Begin with the first line of the entries below and reproduce each line exactly, ending with the line that holds "const lineColor = '#d9d9d9'".
※ ※ ※
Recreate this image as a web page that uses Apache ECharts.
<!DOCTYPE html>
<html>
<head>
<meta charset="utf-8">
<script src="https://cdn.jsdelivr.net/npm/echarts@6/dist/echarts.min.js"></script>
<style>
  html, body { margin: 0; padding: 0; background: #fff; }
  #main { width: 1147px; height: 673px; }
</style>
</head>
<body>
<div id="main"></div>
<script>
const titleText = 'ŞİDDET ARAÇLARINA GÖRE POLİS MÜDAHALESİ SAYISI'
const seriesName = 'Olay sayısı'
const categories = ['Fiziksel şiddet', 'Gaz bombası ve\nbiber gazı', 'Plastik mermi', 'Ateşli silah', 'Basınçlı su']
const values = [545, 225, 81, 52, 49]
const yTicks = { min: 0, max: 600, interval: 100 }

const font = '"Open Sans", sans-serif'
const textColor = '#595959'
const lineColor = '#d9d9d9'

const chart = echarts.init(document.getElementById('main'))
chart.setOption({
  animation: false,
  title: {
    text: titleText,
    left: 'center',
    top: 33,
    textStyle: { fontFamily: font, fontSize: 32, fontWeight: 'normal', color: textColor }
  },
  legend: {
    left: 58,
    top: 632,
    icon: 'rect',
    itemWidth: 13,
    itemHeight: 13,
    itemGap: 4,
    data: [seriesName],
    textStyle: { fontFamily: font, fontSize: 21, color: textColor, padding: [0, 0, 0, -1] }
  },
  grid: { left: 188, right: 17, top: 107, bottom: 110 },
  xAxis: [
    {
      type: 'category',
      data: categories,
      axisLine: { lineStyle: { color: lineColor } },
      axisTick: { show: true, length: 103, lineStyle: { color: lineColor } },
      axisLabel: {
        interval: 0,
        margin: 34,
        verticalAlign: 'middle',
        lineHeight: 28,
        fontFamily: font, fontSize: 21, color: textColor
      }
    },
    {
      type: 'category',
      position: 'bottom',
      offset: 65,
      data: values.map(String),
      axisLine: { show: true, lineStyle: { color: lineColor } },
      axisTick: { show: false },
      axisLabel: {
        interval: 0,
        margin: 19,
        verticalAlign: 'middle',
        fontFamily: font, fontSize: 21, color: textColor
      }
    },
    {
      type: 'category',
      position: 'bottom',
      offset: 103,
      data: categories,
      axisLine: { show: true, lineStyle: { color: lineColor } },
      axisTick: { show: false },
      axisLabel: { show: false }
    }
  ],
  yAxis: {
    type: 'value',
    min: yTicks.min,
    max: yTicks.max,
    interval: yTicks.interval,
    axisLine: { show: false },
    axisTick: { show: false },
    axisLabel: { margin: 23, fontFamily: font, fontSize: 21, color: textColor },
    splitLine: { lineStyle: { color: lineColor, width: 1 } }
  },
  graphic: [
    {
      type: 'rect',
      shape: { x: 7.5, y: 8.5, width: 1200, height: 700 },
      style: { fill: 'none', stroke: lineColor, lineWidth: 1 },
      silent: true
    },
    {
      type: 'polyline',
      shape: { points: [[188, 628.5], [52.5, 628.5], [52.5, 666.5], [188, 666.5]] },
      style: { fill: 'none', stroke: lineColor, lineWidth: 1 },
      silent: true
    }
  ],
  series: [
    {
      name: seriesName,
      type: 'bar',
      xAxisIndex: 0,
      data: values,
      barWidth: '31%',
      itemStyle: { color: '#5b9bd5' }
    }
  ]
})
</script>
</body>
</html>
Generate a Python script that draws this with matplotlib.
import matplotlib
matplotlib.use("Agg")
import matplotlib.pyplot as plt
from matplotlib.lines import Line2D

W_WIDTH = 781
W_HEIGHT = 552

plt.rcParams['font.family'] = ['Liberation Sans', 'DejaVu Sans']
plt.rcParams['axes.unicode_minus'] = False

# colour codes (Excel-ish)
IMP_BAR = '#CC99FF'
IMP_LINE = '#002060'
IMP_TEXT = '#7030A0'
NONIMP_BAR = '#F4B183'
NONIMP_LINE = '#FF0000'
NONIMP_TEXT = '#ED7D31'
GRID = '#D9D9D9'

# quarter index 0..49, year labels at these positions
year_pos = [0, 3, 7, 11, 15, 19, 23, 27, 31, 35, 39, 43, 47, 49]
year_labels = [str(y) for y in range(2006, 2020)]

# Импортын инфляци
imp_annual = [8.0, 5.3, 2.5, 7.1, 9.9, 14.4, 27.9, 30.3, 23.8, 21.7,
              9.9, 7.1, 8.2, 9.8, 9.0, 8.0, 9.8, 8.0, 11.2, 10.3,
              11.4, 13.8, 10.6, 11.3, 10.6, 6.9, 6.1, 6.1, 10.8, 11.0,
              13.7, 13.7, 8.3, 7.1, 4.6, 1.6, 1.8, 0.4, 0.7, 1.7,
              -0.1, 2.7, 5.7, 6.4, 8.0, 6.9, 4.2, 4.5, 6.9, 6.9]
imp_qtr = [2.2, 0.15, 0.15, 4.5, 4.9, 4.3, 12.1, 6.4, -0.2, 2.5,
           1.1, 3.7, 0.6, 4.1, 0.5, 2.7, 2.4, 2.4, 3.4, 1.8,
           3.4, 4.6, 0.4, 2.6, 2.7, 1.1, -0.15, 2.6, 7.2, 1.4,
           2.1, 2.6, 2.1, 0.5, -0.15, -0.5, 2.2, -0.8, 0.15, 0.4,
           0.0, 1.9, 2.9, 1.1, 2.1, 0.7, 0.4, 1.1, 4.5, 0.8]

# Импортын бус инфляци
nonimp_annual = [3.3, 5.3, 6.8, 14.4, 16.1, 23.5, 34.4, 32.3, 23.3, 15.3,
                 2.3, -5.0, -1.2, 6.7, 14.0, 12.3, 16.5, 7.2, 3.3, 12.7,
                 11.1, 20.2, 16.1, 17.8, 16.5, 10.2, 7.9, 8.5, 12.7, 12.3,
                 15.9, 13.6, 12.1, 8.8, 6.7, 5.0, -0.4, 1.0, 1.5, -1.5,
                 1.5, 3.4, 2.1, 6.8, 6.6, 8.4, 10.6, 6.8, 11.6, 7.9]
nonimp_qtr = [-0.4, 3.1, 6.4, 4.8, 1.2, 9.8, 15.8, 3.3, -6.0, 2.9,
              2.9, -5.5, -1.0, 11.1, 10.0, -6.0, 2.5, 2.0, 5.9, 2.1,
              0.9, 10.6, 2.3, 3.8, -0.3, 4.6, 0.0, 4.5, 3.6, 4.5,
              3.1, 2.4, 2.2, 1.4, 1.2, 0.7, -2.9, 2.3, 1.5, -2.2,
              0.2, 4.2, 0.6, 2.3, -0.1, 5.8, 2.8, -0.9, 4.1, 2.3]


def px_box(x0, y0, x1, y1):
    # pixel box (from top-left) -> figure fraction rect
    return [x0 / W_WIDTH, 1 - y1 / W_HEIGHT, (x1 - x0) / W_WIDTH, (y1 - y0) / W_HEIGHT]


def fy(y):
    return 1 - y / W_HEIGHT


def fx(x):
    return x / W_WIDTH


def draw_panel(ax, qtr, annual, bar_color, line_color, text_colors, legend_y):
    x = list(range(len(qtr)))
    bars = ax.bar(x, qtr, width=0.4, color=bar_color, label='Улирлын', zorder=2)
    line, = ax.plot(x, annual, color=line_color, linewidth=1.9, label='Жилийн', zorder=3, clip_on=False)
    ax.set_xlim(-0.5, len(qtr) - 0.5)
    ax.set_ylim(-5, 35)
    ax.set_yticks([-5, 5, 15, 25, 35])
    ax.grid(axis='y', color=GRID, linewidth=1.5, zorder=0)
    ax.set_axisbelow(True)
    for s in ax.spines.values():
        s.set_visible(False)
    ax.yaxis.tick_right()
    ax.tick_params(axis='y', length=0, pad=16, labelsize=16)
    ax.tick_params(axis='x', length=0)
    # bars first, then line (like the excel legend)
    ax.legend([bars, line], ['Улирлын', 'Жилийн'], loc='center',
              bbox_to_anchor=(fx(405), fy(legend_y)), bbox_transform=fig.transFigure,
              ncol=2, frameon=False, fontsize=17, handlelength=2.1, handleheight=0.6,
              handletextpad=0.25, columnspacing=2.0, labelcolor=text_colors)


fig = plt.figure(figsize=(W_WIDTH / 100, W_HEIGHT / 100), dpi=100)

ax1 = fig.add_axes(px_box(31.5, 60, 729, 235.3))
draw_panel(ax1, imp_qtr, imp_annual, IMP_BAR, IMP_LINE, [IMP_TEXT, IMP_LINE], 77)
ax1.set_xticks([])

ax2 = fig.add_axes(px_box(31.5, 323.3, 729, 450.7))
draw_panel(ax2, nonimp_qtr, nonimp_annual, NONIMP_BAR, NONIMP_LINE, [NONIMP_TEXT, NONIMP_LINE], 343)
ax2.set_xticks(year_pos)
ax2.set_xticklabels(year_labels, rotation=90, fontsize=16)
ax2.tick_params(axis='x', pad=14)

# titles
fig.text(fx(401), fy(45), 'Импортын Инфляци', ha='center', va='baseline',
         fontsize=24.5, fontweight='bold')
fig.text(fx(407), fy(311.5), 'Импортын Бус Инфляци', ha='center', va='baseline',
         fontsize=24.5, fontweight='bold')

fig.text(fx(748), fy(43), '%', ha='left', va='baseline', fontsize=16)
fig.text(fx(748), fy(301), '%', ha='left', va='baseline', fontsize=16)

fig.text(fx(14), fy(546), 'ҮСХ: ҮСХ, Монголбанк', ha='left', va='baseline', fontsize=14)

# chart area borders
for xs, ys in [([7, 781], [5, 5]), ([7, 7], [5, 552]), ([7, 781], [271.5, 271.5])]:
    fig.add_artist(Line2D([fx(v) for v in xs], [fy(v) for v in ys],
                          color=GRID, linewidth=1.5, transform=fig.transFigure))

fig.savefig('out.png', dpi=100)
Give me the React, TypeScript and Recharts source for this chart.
※ ※ ※
* **Answer for the task**:
Recreate this image as a web page that uses Apache ECharts.
<!DOCTYPE html>
<html>
<head>
<meta charset="utf-8">
<script src="https://cdn.jsdelivr.net/npm/echarts@6/dist/echarts.min.js"></script>
<style>
  html, body { margin: 0; padding: 0; background: #fff; }
  #main { width: 1147px; height: 673px; }
</style>
</head>
<body>
<div id="main"></div>
<script>
const titleText = 'ŞİDDET ARAÇLARINA GÖRE POLİS MÜDAHALESİ SAYISI'
const seriesName = 'Olay sayısı'
const categories = ['Fiziksel şiddet', 'Gaz bombası ve\nbiber gazı', 'Plastik mermi', 'Ateşli silah', 'Basınçlı su']
const values = [545, 225, 81, 52, 49]
const yTicks = { min: 0, max: 600, interval: 100 }

const font = '"Open Sans", sans-serif'
const textColor = '#595959'
const lineColor = '#d9d9d9'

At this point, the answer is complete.